Cost is another misconception, with nearly four in ten (37%) thinking income protection would be too expensive, although in actual fact cover of £1,000 a month could cost less than £10 a month[4]. Having income protection would prevent people from having to claim on the state, which is not an easy process. To apply for Employment and Support Allowance there is a nearly 60 page claim form, a lengthy assessment process, and weekly benefits are less than £80.

Despite the lack of saving and insurance, LV=’s research shows this group is aware of the risks associated with self-employment. Three in ten (28%) are worried about having an accident and not being able to work (vs the national average of 21%) and a similar proportion (29%) are worried about falling sick (vs 24%). LV=’s Risk Reality Calculator enables advisers to bring the actual risk to life by demonstrating to their clients the chances of them being out of work or suffering a serious illness.

Justin Harper, Head of Protection Policy at LV=, said: “The labour market has changed markedly in recent years, with self-employment continuing to rise. The Government’s Taylor Review sought to address the challenges of the modern workplace and ensure all workers are aware of their rights, but it’s often the case that self-employed people and small business owners lack the safety net of an employer’s benefits, such as sick pay. This means they risk having to rely instead on state benefits which can involve a lengthy application and wait, with no guarantee of any support.

“Government and industry have a duty to improve the financial resilience of the self-employed. We believe that an income protection policy can play an important part in increasing resilience and is one of the best ways for the self-employed to protect themselves against a financial crisis. By having a conversation about protection with clients, advisers can ensure more people in the UK are equipped to tackle financial blows.”

LV= also believes the Government’s new financial guidance body should have a specific responsibility to help build and promote financial resilience among UK households, particularly in the most vulnerable groups like the self-employed.

Notes to editors:

The full ‘Income Roulette’ report will be published later this year.

[1] Sum: The Resolution Foundation reports there are 4.8 million self-employed workers in the UK (A tough gig?

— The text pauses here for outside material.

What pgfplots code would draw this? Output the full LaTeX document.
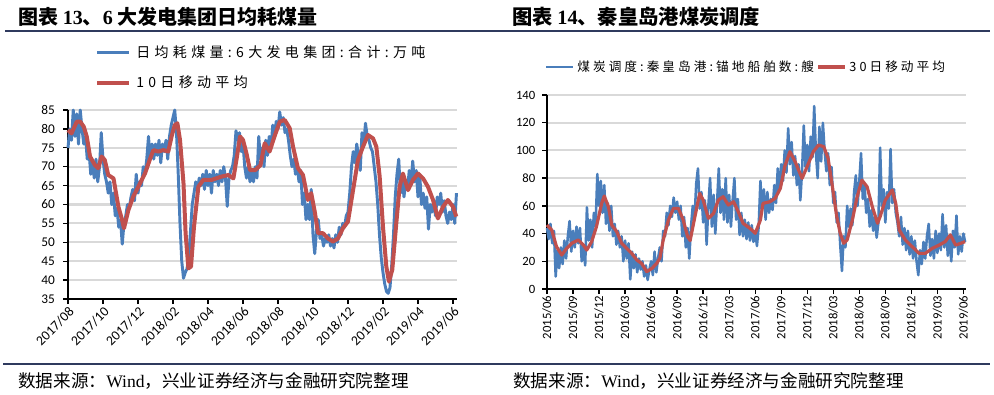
\documentclass[border=0pt]{standalone}
\usepackage{fontspec}
\usepackage{pgfplots}
\pgfplotsset{compat=1.18}
\usepackage{pgfplotstable}
\setmainfont{Carlito}
\newfontfamily\cjk{Noto Sans CJK SC}
\newfontfamily\cjkleg[LetterSpace=31]{Noto Sans CJK SC}
\newfontfamily\cjklegr[LetterSpace=24]{Noto Sans CJK SC}
\newfontfamily\tnr{Liberation Serif}
\definecolor{sblue}{HTML}{4A7EBB}
\definecolor{sred}{HTML}{C0504D}
\definecolor{navy}{HTML}{2F3A5E}
\definecolor{gridc}{HTML}{D9D9D9}

\pgfplotstableread{
m v
0 79.7
0.2 78.8
0.5 81.9
0.7 81.9
0.9 80.6
1.07 78
1.26 72.7
1.54 70.4
1.73 69.6
1.92 72.7
2.1 71.8
2.3 67.8
2.6 66.9
2.88 59.4
3.07 56.3
3.2 53.7
3.45 58.5
3.73 62.1
4.02 64.7
4.4 68.2
4.7 72.2
4.88 74.4
5.16 74
5.45 74.4
5.73 74
5.92 78
6.1 81
6.25 81.5
6.4 77.1
6.6 65.6
6.72 52.4
6.88 43.1
7.03 43.6
7.2 54.1
7.45 64.7
7.73 66.5
8.2 66.5
8.78 67.4
9.16 67.8
9.45 66.9
9.64 72.2
9.83 78
10.0 77.1
10.2 73.5
10.4 69.1
10.7 69.1
11.0 70.4
11.24 76.2
11.52 74
11.8 78
12.1 81.9
12.38 82.4
12.67 80.2
12.86 75.3
13.14 69.6
13.43 67.8
13.71 61.2
13.9 63
14.1 58.1
14.29 52.4
14.57 52.4
14.86 51
15.14 50.2
15.43 51
15.71 53.7
16.0 55.5
16.29 63.8
16.57 71.8
16.86 75.3
17.14 78.4
17.43 77.5
17.62 75.3
17.81 67.4
18.0 54.1
18.19 43.6
18.34 39.6
18.53 42.7
18.76 55
18.95 64.7
19.14 68.2
19.43 63.8
19.71 66.5
20.0 68.2
20.29 66.9
20.57 64.7
20.86 61.2
21.14 56.3
21.43 59.4
21.71 61.2
22.0 59.4
22.19 56.8
}\leftred

\pgfplotstableread{
y
75
80
77
85
78
84
76
85
80
76
78
72
74
68
71
67
72
66
70
79
72
68
66
63
66
60
63
57
59
54
56
49.5
55
57
60
59
62
64
61
68
63
66
65
70
68
72
78
72
76
72
76
73
77
71
76
74
77
72
78
81
83
85
79
68
55
45
40.5
42
43
46
53
60
63
66
64
67
65
68
64
69
65
68
63
69
66
68
65
69
66
70
67
59.5
67
69
70
73
79.5
77
79
74
76
70
67
70
66
69
66
70
67
78
72
75
70
77
73
78
75
81
78
82
80
84.5
81
83
79
80
77
73
70
72
68
70
66
69
60
63
56
60
56
64
52
47
53
56
51
52
49
51
50
52
49
51
48.5
52
50
54
52
55
54
57
58
63
70
74
71
76
73
69
79
76
81.5
78
77
75
74
70
66
60
52
46
42
39
37
36.5
38
44
52
62
68
72
63
67
62
66
64
69
65
71.5
66
69
62
68
60
63
59
62
53.5
60
58
61
57
62
60
63
58
61
57
55
58
56
60
55
63
}\leftblue

\pgfplotstableread{
m v
0 46.2
0.54 42.6
1.1 30.5
1.7 24.5
2.27 29.3
2.85 33
3.6 35.4
4.2 31.7
4.58 28.1
5.15 34.2
5.7 45
6.3 61.8
6.6 67.1
7.08 59.4
7.46 46.2
8.04 41.4
8.6 33
9.2 29.3
9.77 25.7
10.35 20.9
10.9 18.5
11.5 12.5
12.1 14.9
12.65 18.5
13.0 22.1
13.4 35.4
14.0 49.8
14.58 58.2
15.15 58.2
15.7 49.8
16.2 38
16.5 35
17.05 52.2
17.6 69
18.0 64.2
18.6 51
19.2 54.6
19.75 64.2
20.3 66.6
20.9 60.6
21.5 63
22.05 55.8
22.6 47.4
23.4 43.8
24.0 40.2
24.6 49.8
24.9 61.8
25.7 63
26.3 65.4
26.9 72.6
27.4 88.3
28.0 99.1
28.6 91.9
29.4 79.8
29.9 87.1
30.7 99.1
31.3 103.9
31.9 102.7
32.4 94.3
32.9 73.8
33.4 52.2
33.8 40.2
34.2 33
34.6 35.4
35.2 49.8
35.75 66.6
36.3 78.6
36.9 73.8
37.5 59.4
38.1 47.4
38.4 52.2
39.0 64.2
39.8 71.4
40.2 61.8
40.6 42.6
41.3 35.4
42.1 30.5
42.9 25.7
43.6 25.7
44.4 29.3
45.2 31.7
45.9 34.2
46.5 39
47.1 31.7
47.7 33
48.2 34.2
}\rightred

\pgfplotstableread{
y
44
36
47
33
42
9
28
15
30
18
35
22
38
49
27
42
30
45
33
44
20
31
17
59
35
50
30
55
45
83
60
78
55
75
47
62
42
60
38
47
32
42
30
38
20
35
22
33
7
27
15
25
12
22
14
20
9
17
6.5
14
20
10
27
12
22
30
20
42
38
55
46
60
52
66
55
63
50
60
38
52
30
44
22
45
60
50
76
87
58
70
48
64
32
60
80
45
68
40
62
87
55
72
50
80
48
68
45
64
80
50
65
39
55
38
50
36
48
35
46
34
42
31
45
78
58
72
50
70
55
65
57
75
62
87
72
90
78
100
84
116
90
106
82
96
75
90
64
85
118
88
104
85
110
95
132
98
80
117
92
120
100
85
98
75
88
62
70
48
55
32
13
38
30
60
45
58
46
70
82
60
78
98
65
75
55
65
45
57
42
52
37
48
102
60
72
48
70
58
101
62
72
55
48
38
52
32
44
28
42
25
38
22
35
20
10
28
18
34
22
38
47
24
36
22
42
26
40
28
54
30
46
24
38
20
42
30
53
25
38
27
40
34
}\rightblue

\pgfplotsset{
  base/.style={
    scale only axis,
    axis lines*=left,
    axis line style={black, line width=1.2pt},
    tick style={black, line width=1pt},
    tick align=outside,
    major tick length=3.75pt,
    ymajorgrids,
    grid style={color=gridc, line width=1.6pt},
    clip=false,
    /pgf/number format/assume math mode=true,
    legend cell align=left,
  }
}

\begin{document}
\begin{tikzpicture}
\path[use as bounding box] (0pt,0pt) rectangle (745.5pt,-296.25pt);

% titles and rules
\node[anchor=west, inner sep=0pt, font=\cjk\bfseries\fontsize{15}{18}\selectfont] at (13.5pt,-12.75pt) {图表 {\tnr\bfseries 13}、{\tnr\bfseries 6} 大发电集团日均耗煤量};
\node[anchor=west, inner sep=0pt, font=\cjk\bfseries\fontsize{15.2}{18}\selectfont] at (384pt,-12.75pt) {图表 {\tnr\bfseries 14}、秦皇岛港煤炭调度};
\draw[navy, line width=2pt] (3.75pt,-23.25pt) -- (742.5pt,-23.25pt);
\draw[navy, line width=1.2pt] (2.25pt,-273pt) -- (742.5pt,-273pt);
\node[anchor=west, inner sep=0pt, font=\cjk\fontsize{13.2}{15}\selectfont] at (13.5pt,-285.75pt) {数据来源：{\tnr Wind}，兴业证券经济与金融研究院整理};
\node[anchor=west, inner sep=0pt, font=\cjk\fontsize{13.2}{15}\selectfont] at (384.75pt,-285.75pt) {数据来源：{\tnr Wind}，兴业证券经济与金融研究院整理};

% left chart
\begin{axis}[base,
  at={(51pt,-224.25pt)}, anchor=south west,
  width=291.75pt, height=141.75pt,
  xmin=0, xmax=22.23, ymin=35, ymax=85,
  ytick={35,40,...,85}, xtick={0,2,...,22},
  xticklabels={2017/08,2017/10,2017/12,2018/02,2018/04,2018/06,2018/08,2018/10,2018/12,2019/02,2019/04,2019/06},
  x tick label style={rotate=45, anchor=north east, inner sep=1pt, font=\fontsize{10.3}{12}\selectfont},
  y tick label style={font=\fontsize{10}{12}\selectfont, xshift=-2.5pt},
  legend style={at={(0.0694,1.34)}, anchor=north west, draw=none, fill=none, inner sep=0pt,
    font=\cjkleg\fontsize{10.5}{12}\selectfont, row sep=12pt, nodes={inner sep=0pt},
    /tikz/every odd column/.append style={column sep=3.75pt}},
  legend image code/.code={\draw[#1] (0pt,0pt) -- (24pt,0pt);},
]
\addplot[sblue, line width=2.2pt, line join=round] table[x expr=\coordindex*0.1, y=y] {\leftblue};
\addlegendentry{日均耗煤量:6大发电集团:合计:万吨}
\addplot[sred, line width=3pt, line join=round] table[x=m, y=v] {\leftred};
\addlegendentry{10日移动平均}
\end{axis}

% right chart
\begin{axis}[base,
  at={(410.25pt,-216.75pt)}, anchor=south west,
  width=314.25pt, height=145.5pt,
  xmin=0, xmax=48.3, ymin=0, ymax=140,
  ytick={0,20,...,140}, xtick={0,3,...,48},
  xticklabels={2015/06,2015/09,2015/12,2016/03,2016/06,2016/09,2016/12,2017/03,2017/06,2017/09,2017/12,2018/03,2018/06,2018/09,2018/12,2019/03,2019/06},
  x tick label style={rotate=90, anchor=east, inner sep=1pt, font=\fontsize{9.5}{11}\selectfont},
  y tick label style={font=\fontsize{9.5}{11}\selectfont, xshift=-1.5pt},
  legend columns=2,
  legend style={at={(-0.005,1.144)}, anchor=west, draw=none, fill=none, inner sep=0pt,
    font=\cjklegr\fontsize{9.5}{11}\selectfont, nodes={inner sep=0pt},
    /tikz/every odd column/.append style={column sep=2.25pt},
    /tikz/every even column/.append style={column sep=2pt}},
  legend image code/.code={\draw[#1] (0pt,0pt) -- (20pt,0pt);},
]
\addplot[sblue, line width=1.9pt, line join=round] table[x expr=\coordindex*0.2, y=y] {\rightblue};
\addlegendentry{煤炭调度:秦皇岛港:锚地船舶数:艘}
\addplot[sred, line width=2.4pt, line join=round] table[x=m, y=v] {\rightred};
\addlegendentry{30日移动平均}
\end{axis}
\end{tikzpicture}
\end{document}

The nature of self-employment in 21st Century Britain and policy implications). 4.8 million x 41% = 1,968,000 unable to save

[2] Methodology for research: YouGov, on behalf of LV=, conducted online interviews with 9,495 UK adults between 5th and 10th July 2017. Data has been weighted to reflect a nationally representative audience. Among the research there were 676 respondents who are self-employed.


[4] A 25 year old, non-smoker, retiring at 65 could get £1,000 of cover a month with LV= for just £6.79 a month. Based on a three month waiting period and level cover.

Definition of self-employed: within this context, LV=’s definition of ‘self-employed’ covers sole-traders, freelancers and micro businesses.